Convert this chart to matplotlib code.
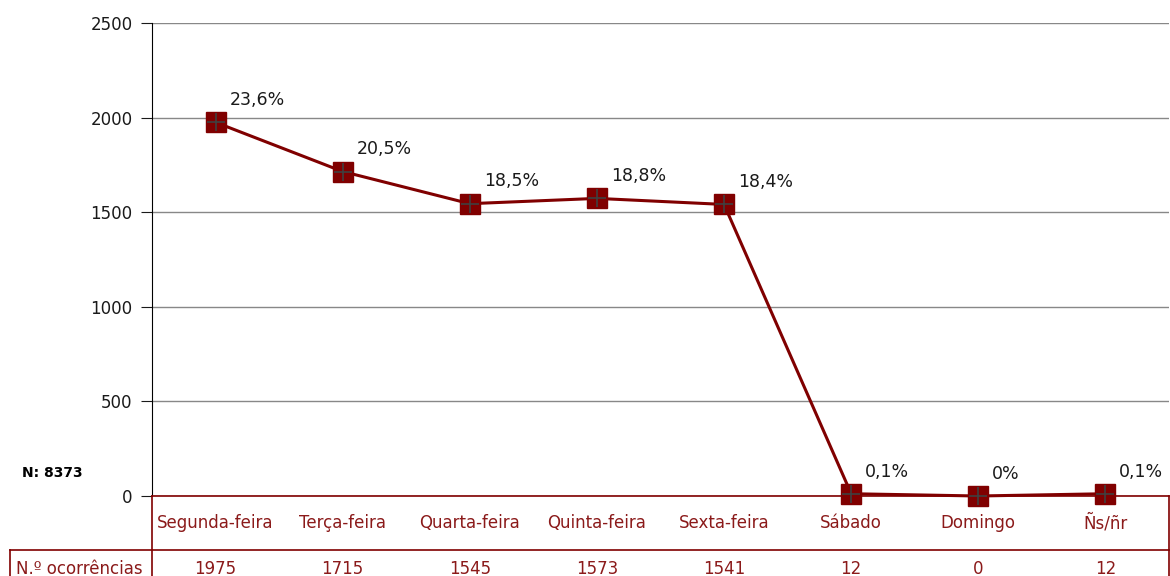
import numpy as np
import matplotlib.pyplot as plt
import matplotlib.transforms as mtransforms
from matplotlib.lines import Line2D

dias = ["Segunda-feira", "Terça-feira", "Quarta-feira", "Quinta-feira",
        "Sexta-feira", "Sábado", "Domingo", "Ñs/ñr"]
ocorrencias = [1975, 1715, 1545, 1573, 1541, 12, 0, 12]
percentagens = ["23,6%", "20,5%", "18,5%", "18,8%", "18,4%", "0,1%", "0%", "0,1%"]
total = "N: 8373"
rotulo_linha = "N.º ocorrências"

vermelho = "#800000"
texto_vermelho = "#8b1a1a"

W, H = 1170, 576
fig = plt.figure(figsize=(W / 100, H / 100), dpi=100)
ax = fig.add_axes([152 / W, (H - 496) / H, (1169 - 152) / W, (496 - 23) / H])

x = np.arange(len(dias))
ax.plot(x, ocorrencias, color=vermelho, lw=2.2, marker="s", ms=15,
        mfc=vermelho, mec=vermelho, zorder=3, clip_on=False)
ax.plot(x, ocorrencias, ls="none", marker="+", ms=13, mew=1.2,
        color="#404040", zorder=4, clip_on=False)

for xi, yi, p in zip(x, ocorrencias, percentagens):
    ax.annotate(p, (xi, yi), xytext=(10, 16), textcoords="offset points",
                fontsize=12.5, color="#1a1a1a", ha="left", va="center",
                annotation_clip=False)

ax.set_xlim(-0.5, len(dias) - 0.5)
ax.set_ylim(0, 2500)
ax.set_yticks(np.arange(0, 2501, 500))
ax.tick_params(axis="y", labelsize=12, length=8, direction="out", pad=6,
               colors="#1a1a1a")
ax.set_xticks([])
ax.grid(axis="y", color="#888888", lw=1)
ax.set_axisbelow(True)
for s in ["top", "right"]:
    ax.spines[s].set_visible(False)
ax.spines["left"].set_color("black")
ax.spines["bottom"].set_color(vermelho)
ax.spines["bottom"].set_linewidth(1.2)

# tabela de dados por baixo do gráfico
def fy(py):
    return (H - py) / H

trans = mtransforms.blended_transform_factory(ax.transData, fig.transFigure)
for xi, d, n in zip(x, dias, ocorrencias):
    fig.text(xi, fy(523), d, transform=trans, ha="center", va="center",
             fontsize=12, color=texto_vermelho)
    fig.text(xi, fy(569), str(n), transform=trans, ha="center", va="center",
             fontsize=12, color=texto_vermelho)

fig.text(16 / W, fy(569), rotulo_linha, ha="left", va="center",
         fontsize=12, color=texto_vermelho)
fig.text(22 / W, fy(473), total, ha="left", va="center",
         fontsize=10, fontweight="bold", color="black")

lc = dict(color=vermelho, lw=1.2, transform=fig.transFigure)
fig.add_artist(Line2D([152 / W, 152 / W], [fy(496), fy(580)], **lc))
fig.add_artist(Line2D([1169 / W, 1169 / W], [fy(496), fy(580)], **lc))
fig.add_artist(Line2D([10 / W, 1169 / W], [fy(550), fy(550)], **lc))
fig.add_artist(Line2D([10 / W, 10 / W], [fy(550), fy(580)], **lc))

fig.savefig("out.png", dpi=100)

_Set task_. Print the data above verbatim from the first line through the line holding "from matplotlib.lines import Line2D", leaving every picture out.

_Expected answer_.
Convert this chart to matplotlib code.
import numpy as np
import matplotlib.pyplot as plt
import matplotlib.transforms as mtransforms
from matplotlib.lines import Line2D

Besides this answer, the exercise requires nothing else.